Written instruction
Transcribe the material in full. Nothing should differ except that the pictures are left out.

Supplied data
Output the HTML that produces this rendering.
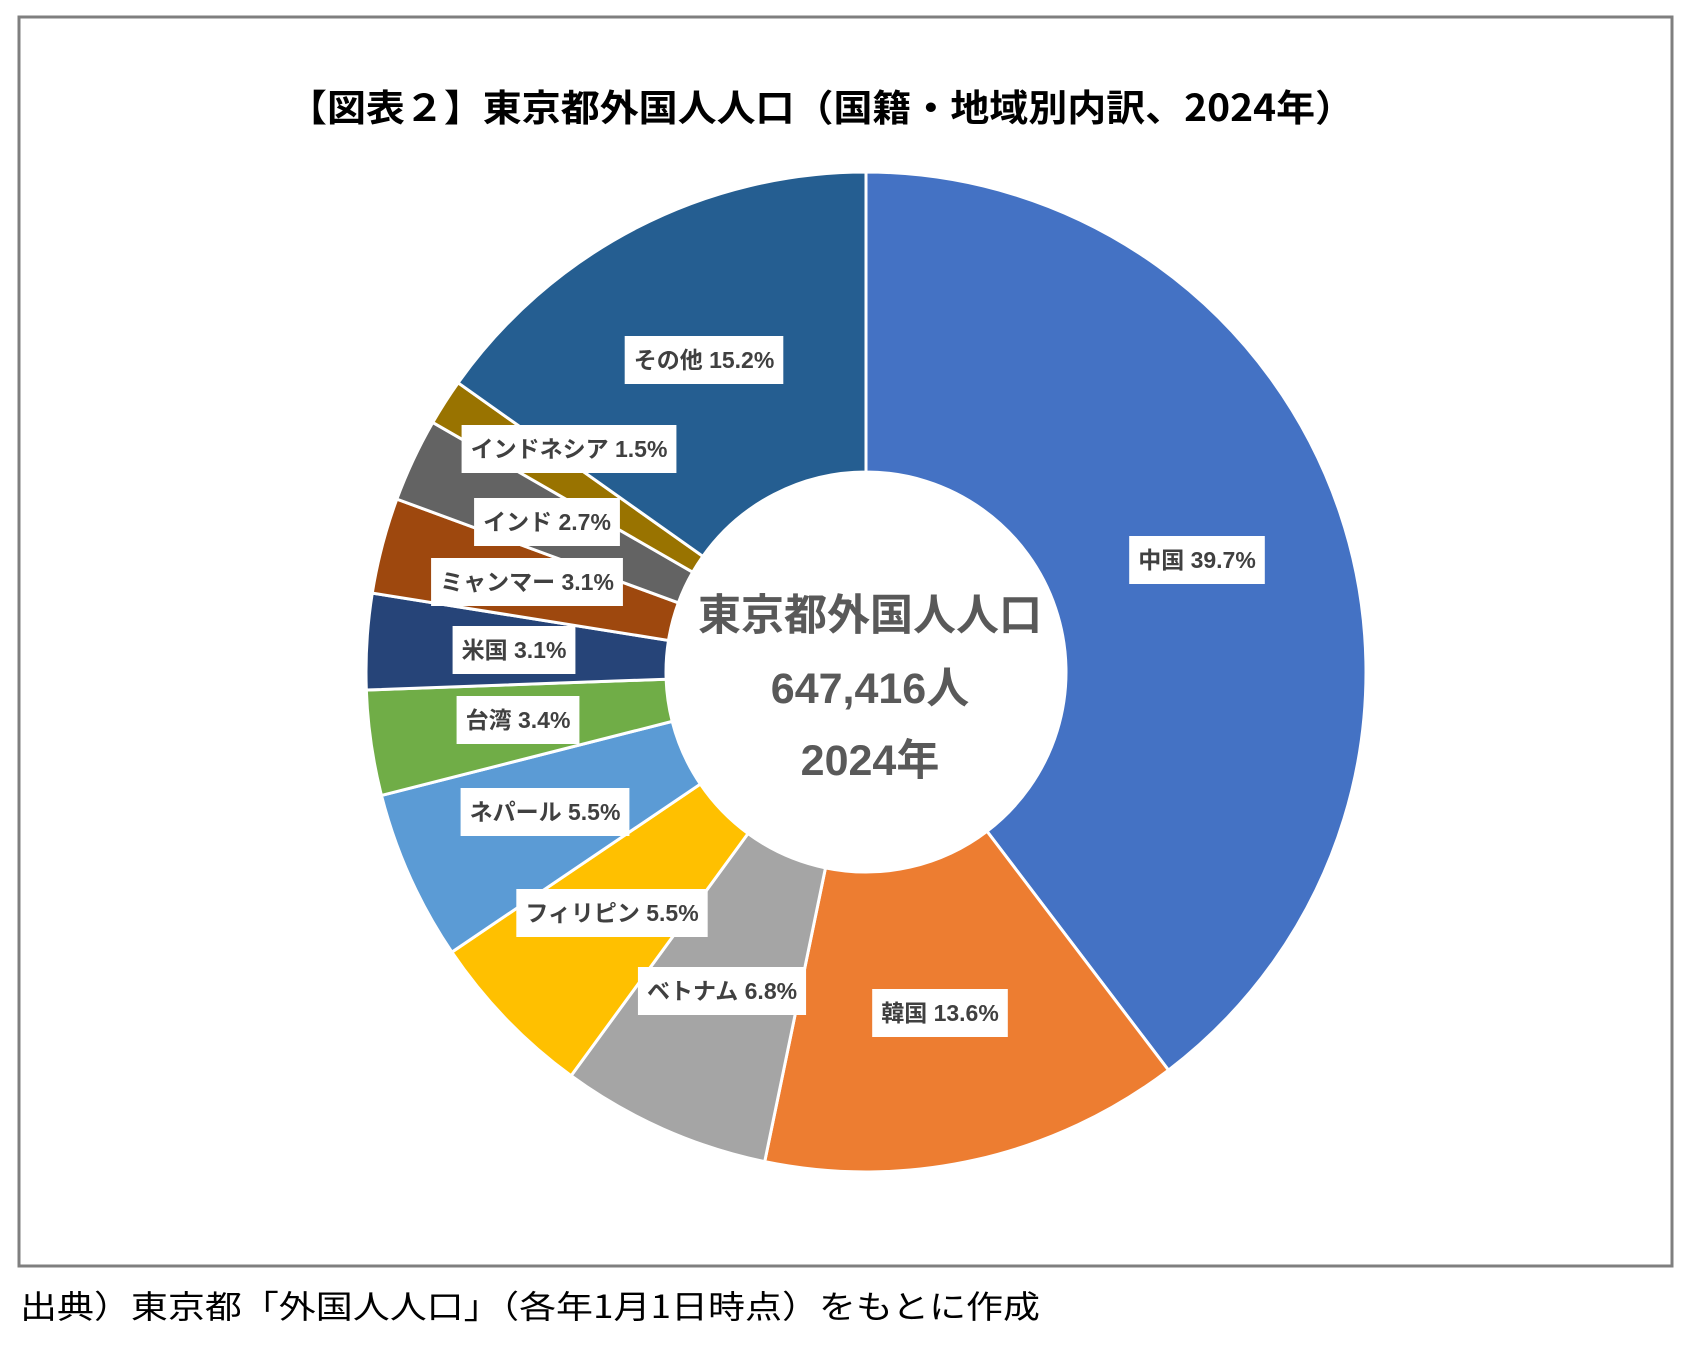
<!DOCTYPE html>
<html><head><meta charset="utf-8"><style>
html,body{margin:0;padding:0;background:#fff;}
body{width:1698px;height:1350px;overflow:hidden;}
text{font-family:"Liberation Sans","Noto Sans CJK JP",sans-serif;}
</style></head><body>
<svg id="s" width="1698" height="1350" viewBox="0 0 1698 1350" xmlns="http://www.w3.org/2000/svg">
<rect x="19" y="17" width="1653" height="1249" fill="#fff" stroke="#7f7f7f" stroke-width="3"/>
<text x="288" y="121" textLength="1066" lengthAdjust="spacingAndGlyphs" font-size="37" font-weight="bold" fill="#000" style="font-family:'Noto Sans CJK JP',sans-serif">【図表２】東京都外国人人口（国籍・地域別内訳、2024年）</text>
<g id="pie"></g>
<g id="labels"></g>
<text x="870" y="630" text-anchor="middle" font-size="43" font-weight="bold" fill="#595959">東京都外国人人口</text>
<text x="870" y="703" text-anchor="middle" font-size="43" font-weight="bold" fill="#595959">647,416人</text>
<text x="870" y="775" text-anchor="middle" font-size="43" font-weight="bold" fill="#595959">2024年</text>
<text x="20" y="1318" font-size="32" fill="#000" textLength="1020" lengthAdjust="spacingAndGlyphs" style="font-family:'Noto Sans CJK JP',sans-serif">出典）東京都「外国人人口」（各年1月1日時点）をもとに作成</text>
</svg>
<script>
var cx=866,cy=672,R=500,r=200;
var d=[["中国",39.7,"#4472C4",1197,560],["韓国",13.6,"#ED7D31",940,1013],["ベトナム",6.8,"#A5A5A5",722,991],["フィリピン",5.5,"#FFC000",612,913],["ネパール",5.5,"#5B9BD5",545,812],["台湾",3.4,"#70AD47",518,720],["米国",3.1,"#264478",514,650],["ミャンマー",3.1,"#9E480E",527,582],["インド",2.7,"#636363",547,522],["インドネシア",1.5,"#997300",569,449],["その他",15.2,"#255E91",704,360]];
var tot=0;d.forEach(function(e){tot+=e[1];});
var a=0,pie=document.getElementById("pie"),lab=document.getElementById("labels"),ns="http://www.w3.org/2000/svg";
function pt(rad,ang){return [cx+rad*Math.sin(ang),cy-rad*Math.cos(ang)];}
d.forEach(function(e){
 var a0=a/tot*2*Math.PI;a+=e[1];var a1=a/tot*2*Math.PI;var lg=(a1-a0)>Math.PI?1:0;
 var p0=pt(R,a0),p1=pt(R,a1),q1=pt(r,a1),q0=pt(r,a0);
 var p=document.createElementNS(ns,"path");
 p.setAttribute("d","M"+p0+"A"+R+","+R+" 0 "+lg+" 1 "+p1+"L"+q1+"A"+r+","+r+" 0 "+lg+" 0 "+q0+"Z");
 p.setAttribute("fill",e[2]);p.setAttribute("stroke","#fff");p.setAttribute("stroke-width","3");
 pie.appendChild(p);
 var t=document.createElementNS(ns,"text");
 t.setAttribute("x",e[3]);t.setAttribute("y",e[4]+8);t.setAttribute("text-anchor","middle");
 t.setAttribute("font-size","23");t.setAttribute("font-weight","bold");t.setAttribute("fill","#404040");
 t.textContent=e[0]+" "+e[1].toFixed(1)+"%";
 lab.appendChild(t);
 var b=t.getBBox();
 var rc=document.createElementNS(ns,"rect");
 rc.setAttribute("x",b.x-9);rc.setAttribute("y",e[4]-24);rc.setAttribute("width",b.width+18);rc.setAttribute("height",48);rc.setAttribute("fill","#fff");
 lab.insertBefore(rc,t);
});
</script>
</body></html>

Full response
Output the HTML that produces this rendering.
<!DOCTYPE html>
<html><head><meta charset="utf-8"><style>
html,body{margin:0;padding:0;background:#fff;}
body{width:1698px;height:1350px;overflow:hidden;}
text{font-family:"Liberation Sans","Noto Sans CJK JP",sans-serif;}
</style></head><body>
<svg id="s" width="1698" height="1350" viewBox="0 0 1698 1350" xmlns="http://www.w3.org/2000/svg">
<rect x="19" y="17" width="1653" height="1249" fill="#fff" stroke="#7f7f7f" stroke-width="3"/>
<text x="288" y="121" textLength="1066" lengthAdjust="spacingAndGlyphs" font-size="37" font-weight="bold" fill="#000" style="font-family:'Noto Sans CJK JP',sans-serif">【図表２】東京都外国人人口（国籍・地域別内訳、2024年）</text>
<g id="pie"></g>
<g id="labels"></g>
<text x="870" y="630" text-anchor="middle" font-size="43" font-weight="bold" fill="#595959">東京都外国人人口</text>
<text x="870" y="703" text-anchor="middle" font-size="43" font-weight="bold" fill="#595959">647,416人</text>
<text x="870" y="775" text-anchor="middle" font-size="43" font-weight="bold" fill="#595959">2024年</text>
<text x="20" y="1318" font-size="32" fill="#000" textLength="1020" lengthAdjust="spacingAndGlyphs" style="font-family:'Noto Sans CJK JP',sans-serif">出典）東京都「外国人人口」（各年1月1日時点）をもとに作成</text>
</svg>
<script>
var cx=866,cy=672,R=500,r=200;
var d=[["中国",39.7,"#4472C4",1197,560],["韓国",13.6,"#ED7D31",940,1013],["ベトナム",6.8,"#A5A5A5",722,991],["フィリピン",5.5,"#FFC000",612,913],["ネパール",5.5,"#5B9BD5",545,812],["台湾",3.4,"#70AD47",518,720],["米国",3.1,"#264478",514,650],["ミャンマー",3.1,"#9E480E",527,582],["インド",2.7,"#636363",547,522],["インドネシア",1.5,"#997300",569,449],["その他",15.2,"#255E91",704,360]];
var tot=0;d.forEach(function(e){tot+=e[1];});
var a=0,pie=document.getElementById("pie"),lab=document.getElementById("labels"),ns="http://www.w3.org/2000/svg";
function pt(rad,ang){return [cx+rad*Math.sin(ang),cy-rad*Math.cos(ang)];}
d.forEach(function(e){
 var a0=a/tot*2*Math.PI;a+=e[1];var a1=a/tot*2*Math.PI;var lg=(a1-a0)>Math.PI?1:0;
 var p0=pt(R,a0),p1=pt(R,a1),q1=pt(r,a1),q0=pt(r,a0);
 var p=document.createElementNS(ns,"path");
 p.setAttribute("d","M"+p0+"A"+R+","+R+" 0 "+lg+" 1 "+p1+"L"+q1+"A"+r+","+r+" 0 "+lg+" 0 "+q0+"Z");
 p.setAttribute("fill",e[2]);p.setAttribute("stroke","#fff");p.setAttribute("stroke-width","3");
 pie.appendChild(p);
 var t=document.createElementNS(ns,"text");
 t.setAttribute("x",e[3]);t.setAttribute("y",e[4]+8);t.setAttribute("text-anchor","middle");
 t.setAttribute("font-size","23");t.setAttribute("font-weight","bold");t.setAttribute("fill","#404040");
 t.textContent=e[0]+" "+e[1].toFixed(1)+"%";
 lab.appendChild(t);
 var b=t.getBBox();
 var rc=document.createElementNS(ns,"rect");
 rc.setAttribute("x",b.x-9);rc.setAttribute("y",e[4]-24);rc.setAttribute("width",b.width+18);rc.setAttribute("height",48);rc.setAttribute("fill","#fff");
 lab.insertBefore(rc,t);
});
</script>
</body></html>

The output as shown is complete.